Thank you, I understand that. I did not read the original message from 3113 from that perspective.
 
A few questions:

Is there a difference between someone who makes a conscious decision to take a gun and blow their brains out and a person who makes a conscious decision to allow a vice to destroy them because they can't fight it anymore, a la Nicholas Cage's character in Leaving Las Vegas?

Are they just as selfish? Less? More? Is it the same thing? Granted they are allowing more time so someone may get to them and help, but what if they refuse to listen or can't listen?
 
Part of the hopelessness is the feeling of a total loss of value to anyone else.

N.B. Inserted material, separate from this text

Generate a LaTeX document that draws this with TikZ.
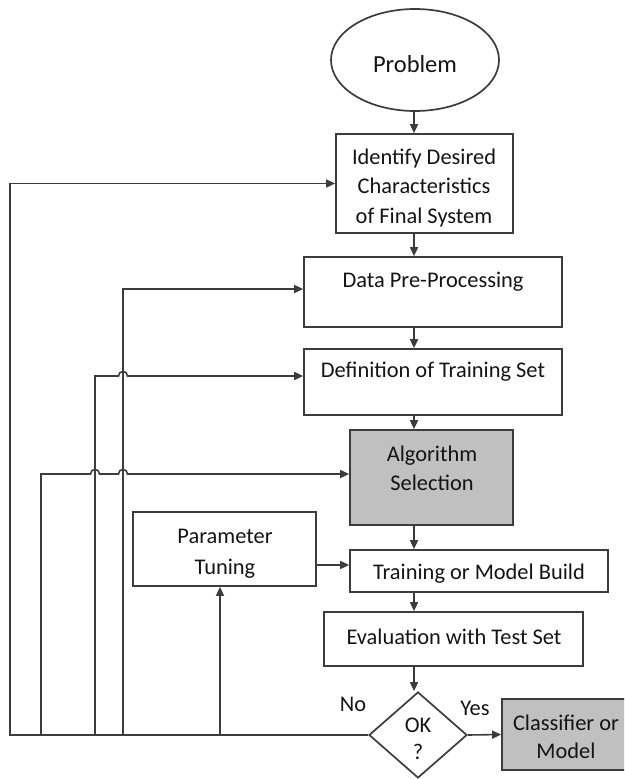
\documentclass[tikz,border=0pt]{standalone}
\usepackage{fontspec}
\setmainfont{Carlito}
\usetikzlibrary{arrows.meta,shapes.geometric}
\definecolor{linec}{HTML}{3C3C3C}
\definecolor{textc}{HTML}{141414}
\definecolor{fillc}{HTML}{C0C0C0}
\begin{document}
\begin{tikzpicture}[x=1pt,y=-1pt,
  box/.style={draw=linec, line width=1.7pt, rectangle, inner sep=0pt},
  txt/.style={font=\fontsize{22.4}{29.5}\selectfont, text=textc, align=center, inner sep=0pt},
  arr/.style={draw=linec, line width=1.6pt, -{Triangle[length=9pt,width=8pt]}},
  ln/.style={draw=linec, line width=1.6pt}]
\useasboundingbox (0,0) rectangle (624,779);
\clip (0,0) rectangle (624,779);

% shapes
\node[box, ellipse, minimum width=168pt, minimum height=102pt] (prob) at (415,60) {};
\node[box, minimum width=177pt, minimum height=99pt] (ident) at (424.5,183.5) {};
\node[box, minimum width=258pt, minimum height=70pt] (data) at (433,292) {};
\node[box, minimum width=258pt, minimum height=66pt] (def) at (433,382) {};
\node[box, fill=fillc, minimum width=163pt, minimum height=95pt] (alg) at (431.5,477.5) {};
\node[box, minimum width=183pt, minimum height=74pt] (param) at (224.5,549) {};
\node[box, minimum width=258pt, minimum height=42pt] (train) at (479,571) {};
\node[box, minimum width=259pt, minimum height=54pt] (eval) at (453.5,639) {};
\node[box, diamond, minimum width=98pt, minimum height=86pt] (dia) at (418,735) {};
\node[box, fill=fillc, minimum width=130pt, minimum height=71pt] (cls) at (567,734.5) {};

% texts
\node[txt, font=\fontsize{24.5}{28}\selectfont] (probT) at (415,64) {Problem};
\node[txt] (identT) at (424,188) {Identify Desired\\Characteristics\\of Final System};
\node[txt] (dataT) at (433,282) {Data Pre-Processing};
\node[txt] (defT) at (433,372) {Definition of Training Set};
\node[txt, font=\fontsize{22.4}{29}\selectfont] (algT) at (432,468.5) {Algorithm\\Selection};
\node[txt, font=\fontsize{22.4}{31}\selectfont] (paramT) at (225,553.5) {Parameter\\Tuning};
\node[txt] (trainT) at (479,574) {Training or Model Build};
\node[txt] (evalT) at (454,637) {Evaluation with Test Set};
\node[txt, font=\fontsize{22.4}{27}\selectfont] (diaT) at (418,738.5) {OK\\?};
\node[txt, font=\fontsize{22.4}{28}\selectfont] (clsT) at (566,737) {Classifier or\\Model};
\node[txt] (noT) at (353,704) {No};
\node[txt] (yesT) at (475,708) {Yes};

% main column
\coordinate (col) at (414,0);
\draw[arr] (col |- prob.south) -- (col |- ident.north);
\draw[arr] (col |- ident.south) -- (col |- data.north);
\draw[arr] (col |- data.south) -- (col |- def.north);
\draw[arr] (col |- def.south) -- (col |- alg.north);
\draw[arr] (col |- alg.south) -- (col |- train.north);
\draw[arr] (col |- train.south) -- (col |- eval.north);
\draw[arr] (col |- eval.south) -- (col |- dia.north);
\draw[arr] ([yshift=-16pt]param.east) -- ([yshift=6pt]train.west);
\draw[arr] (dia.east) -- (cls.west);

% feedback
\coordinate (t1) at (10,735);
\coordinate (j41) at (41,735);
\coordinate (j95) at (95,735);
\coordinate (j123) at (123,735);
\coordinate (j220) at (220,735);
\draw[arr] (dia.west) -- (t1) |- (ident.west);
\draw[arr] (j123) |- ([yshift=3pt]data.west);
\draw[arr] (j95) -- (95,376) -- (118.5,376) .. controls (118.5,370) and (127.5,370) .. (127.5,376) -- ([yshift=6pt]def.west);
\draw[arr] (j41) -- (41,474) -- (90.5,474) .. controls (90.5,468) and (99.5,468) .. (99.5,474) -- (118.5,474) .. controls (118.5,468) and (127.5,468) .. (127.5,474) -- ([yshift=3.5pt]alg.west);
\draw[arr] (j220) -- (j220 |- param.south);
\end{tikzpicture}
\end{document}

You believe your life or existance has no value or importance to anyone else.
It is an end to a day to day existance that has no meaning to you, you believe to any one else.


a quote from a message i received. It's so sad that someone could possibly
feel so totally lost and hopeless
 
3113 said:
The point is--and here's where the "suicide is selfish" idea comes in--that a suicide often can't hear any other voice but their own. In the case of taking children along with them, it really is all about how they feel at that moment. And even the kid screaming "Don't mommy!" won't stop them becaues they just can't hear anything but their own, hopeless mandate...

That's a good point, and one that is reflective of the nature of depression. Selfish is the wrong word for it, although there is definitely a self-absorption to it. As Rob says, it's a loss of faith and hope - generally, but mostly personally. The maelstrom of despair is one's own. It's like being in a deep hole, and you can't see anything to either side of the opening at the top.

As I understand it, it's also a physical malady. The neuron's get locked in a certain self-reinforcing chemical pattern that is difficult to overcome without intervention. The 'fight or flight' reflex kicks in and goes out of control, yet there's no one to fight and nowhere to run, leading to even greater stress.